The view that the Second Amendment protects some sort of right to carry guns outside the home remains the minority view among post-Heller appellate courts, but it’s a substantial minority, and this decision adds to that minority.
Here is a bit from the decision noting that while both Heller and McDonald dealt specifically with guns in the home, their decisions clearly didn’t apply only to the home:
Though Heller and McDonald say that “‘the need for defense of self, family, and property is most acute’ in the home,” that language does not mean that the need for defense of self, family and property never arises out of the home. Moore, 702 F.3d at 935. In fact, by using the modifier “most” in front of “acute,” the court acknowledged the need for self-defense in places other than the home. As the Second Amendment primarily ensures the right of an individual to bear arms “in case of confrontation,” surely the contours of that right would extend to situations where an individual would need to act in self-defense outside the individual’s home. Heller, 554 U.S. at 592.
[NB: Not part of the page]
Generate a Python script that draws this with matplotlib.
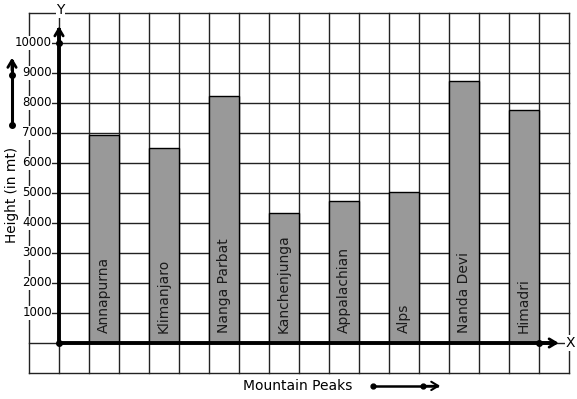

Moreover, because the court identified reasonable restrictions such as “carrying  firearms in sensitive places such as schools and government buildings,” the court clearly acknowledged that the scope of the Second Amendment reaches beyond the home. Heller, 554 U.S. at 626–627. Otherwise, such “restrictions” need not be identified or examined….
They also discuss the “keep” vs. “bear” aspect of the 2A. This is something that Murdoc brings up in conversation from time to time. If the 2A really meant citizens should be allowed to own guns in case they need them for service in a government militia, “keeping” them would be enough. Likewise for those who argue that guns should not be allowed outside the home and/or that they must be locked up, often separate from ammunition, sometimes disabled by trigger locks or dis-assembly. That might be “keeping,” but it sure isn’t “bearing.”